= STATED PROBLEM =
Repeat each line of the material below exactly as it appears, minus any pictures.

= STORED DATA =
|---|
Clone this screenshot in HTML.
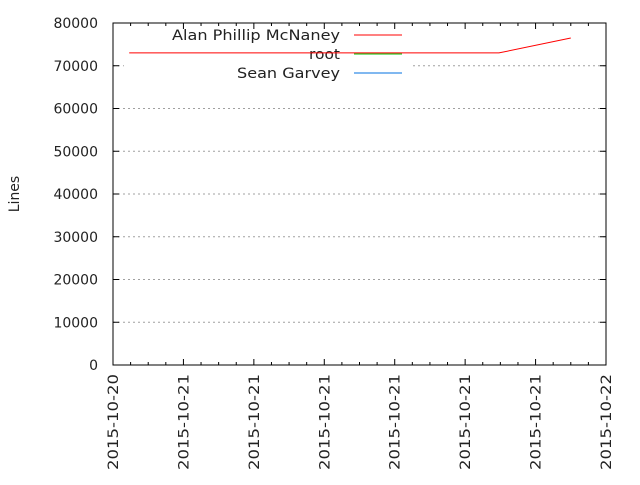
<!DOCTYPE html>
<html><head><meta charset="utf-8"><style>
body{margin:0;background:#fff;}
text{font-family:"DejaVu Sans","Liberation Sans",sans-serif;font-size:14px;fill:#222;}
</style></head><body>
<svg id="chart" width="640" height="480" xmlns="http://www.w3.org/2000/svg"></svg>
<script>
const xTickLabels=["2015-10-20","2015-10-21","2015-10-21","2015-10-21","2015-10-21","2015-10-21","2015-10-21","2015-10-22"];
const yTicks=[0,10000,20000,30000,40000,50000,60000,70000,80000];
const seriesNames=["Alan Phillip McNaney","root","Sean Garvey"];
const seriesColors=["#ff0000","#00c000","#0070e0"];
const legendWidths=[168,31,103];
const redX=[0.23,5.48,6.5];
const redY=[73000,73000,76500];
const L=113,R=606,T=23,B=365;
const xs=v=>L+v*(R-L)/7;
const ys=v=>B-v*(B-T)/80000;
const svg=document.getElementById('chart');
const NS="http://www.w3.org/2000/svg";
function mk(tag,attrs,parent){const e=document.createElementNS(NS,tag);for(const k in attrs)e.setAttribute(k,attrs[k]);(parent||svg).appendChild(e);return e;}
yTicks.forEach((v,i)=>{
  const y=ys(v);
  if(v>0&&v<80000){
    let g;
    if(y>27&&y<82){
      g=mk('line',{x1:L,x2:124,y1:y,y2:y,stroke:'#a0a0a0','stroke-dasharray':'2,3'});
      
      
      g=mk('line',{x1:413,x2:R,y1:y,y2:y,stroke:'#a0a0a0','stroke-dasharray':'2,3'});
    } else {
      g=mk('line',{x1:L,x2:R,y1:y,y2:y,stroke:'#a0a0a0','stroke-dasharray':'2,3'});
    }
    
    
  }
  const t=mk('line',{x1:L,x2:L+6,y1:y,y2:y,stroke:'#000'});
  
  
  const t2=mk('line',{x1:R-6,x2:R,y1:y,y2:y,stroke:'#000'});
  
  
  const lb=mk('text',{x:98,y:y+5,'text-anchor':'end'});lb.textContent=v;
  
  
});
for(let i=0;i<=28;i++){
  const x=L+i*(R-L)/28;const len=i%4===0?6:3;
  const t=mk('line',{x1:x,x2:x,y1:B,y2:B-len,stroke:'#000'});
  
  
  const t2=mk('line',{x1:x,x2:x,y1:T,y2:T+len,stroke:'#000'});
  
  
}
xTickLabels.forEach((s,i)=>{
  const x=xs(i)+5;
  const lb=mk('text',{x:x,y:374,'text-anchor':'end',transform:`rotate(-90 ${x} 374)`,textLength:96,lengthAdjust:'spacingAndGlyphs','font-size':'15'});lb.textContent=s;
  
  
});
const frame=mk('rect',{x:L,y:T,width:R-L,height:B-T,fill:'none',stroke:'#000'});


const yl=mk('text',{x:19,y:194,'text-anchor':'middle',transform:'rotate(-90 19 194)'});yl.textContent='Lines';


seriesNames.forEach((n,i)=>{
  const y=35+i*19;
  const t=mk('text',{x:340,y:y+5,'text-anchor':'end',textLength:legendWidths[i],lengthAdjust:'spacingAndGlyphs','font-size':'15'});t.textContent=n;
  
  
  const l=mk('line',{x1:354,x2:402,y1:y,y2:y,stroke:seriesColors[i]});
  
  
});
const pts=redX.map((x,i)=>xs(x)+','+ys(redY[i])).join(' ');
const p=mk('polyline',{points:pts,fill:'none',stroke:'#ff0000','stroke-width':1});


</script>
</body></html>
|---|
= EXPECTED ANSWER =
Clone this screenshot in HTML.
<!DOCTYPE html>
<html><head><meta charset="utf-8"><style>
body{margin:0;background:#fff;}
text{font-family:"DejaVu Sans","Liberation Sans",sans-serif;font-size:14px;fill:#222;}
</style></head><body>
<svg id="chart" width="640" height="480" xmlns="http://www.w3.org/2000/svg"></svg>
<script>
const xTickLabels=["2015-10-20","2015-10-21","2015-10-21","2015-10-21","2015-10-21","2015-10-21","2015-10-21","2015-10-22"];
const yTicks=[0,10000,20000,30000,40000,50000,60000,70000,80000];
const seriesNames=["Alan Phillip McNaney","root","Sean Garvey"];
const seriesColors=["#ff0000","#00c000","#0070e0"];
const legendWidths=[168,31,103];
const redX=[0.23,5.48,6.5];
const redY=[73000,73000,76500];
const L=113,R=606,T=23,B=365;
const xs=v=>L+v*(R-L)/7;
const ys=v=>B-v*(B-T)/80000;
const svg=document.getElementById('chart');
const NS="http://www.w3.org/2000/svg";
function mk(tag,attrs,parent){const e=document.createElementNS(NS,tag);for(const k in attrs)e.setAttribute(k,attrs[k]);(parent||svg).appendChild(e);return e;}
yTicks.forEach((v,i)=>{
  const y=ys(v);
  if(v>0&&v<80000){
    let g;
    if(y>27&&y<82){
      g=mk('line',{x1:L,x2:124,y1:y,y2:y,stroke:'#a0a0a0','stroke-dasharray':'2,3'});
      
      
      g=mk('line',{x1:413,x2:R,y1:y,y2:y,stroke:'#a0a0a0','stroke-dasharray':'2,3'});
    } else {
      g=mk('line',{x1:L,x2:R,y1:y,y2:y,stroke:'#a0a0a0','stroke-dasharray':'2,3'});
    }
    
    
  }
  const t=mk('line',{x1:L,x2:L+6,y1:y,y2:y,stroke:'#000'});
  
  
  const t2=mk('line',{x1:R-6,x2:R,y1:y,y2:y,stroke:'#000'});
  
  
  const lb=mk('text',{x:98,y:y+5,'text-anchor':'end'});lb.textContent=v;
  
  
});
for(let i=0;i<=28;i++){
  const x=L+i*(R-L)/28;const len=i%4===0?6:3;
  const t=mk('line',{x1:x,x2:x,y1:B,y2:B-len,stroke:'#000'});
  
  
  const t2=mk('line',{x1:x,x2:x,y1:T,y2:T+len,stroke:'#000'});
  
  
}
xTickLabels.forEach((s,i)=>{
  const x=xs(i)+5;
  const lb=mk('text',{x:x,y:374,'text-anchor':'end',transform:`rotate(-90 ${x} 374)`,textLength:96,lengthAdjust:'spacingAndGlyphs','font-size':'15'});lb.textContent=s;
  
  
});
const frame=mk('rect',{x:L,y:T,width:R-L,height:B-T,fill:'none',stroke:'#000'});


const yl=mk('text',{x:19,y:194,'text-anchor':'middle',transform:'rotate(-90 19 194)'});yl.textContent='Lines';


seriesNames.forEach((n,i)=>{
  const y=35+i*19;
  const t=mk('text',{x:340,y:y+5,'text-anchor':'end',textLength:legendWidths[i],lengthAdjust:'spacingAndGlyphs','font-size':'15'});t.textContent=n;
  
  
  const l=mk('line',{x1:354,x2:402,y1:y,y2:y,stroke:seriesColors[i]});
  
  
});
const pts=redX.map((x,i)=>xs(x)+','+ys(redY[i])).join(' ');
const p=mk('polyline',{points:pts,fill:'none',stroke:'#ff0000','stroke-width':1});


</script>
</body></html>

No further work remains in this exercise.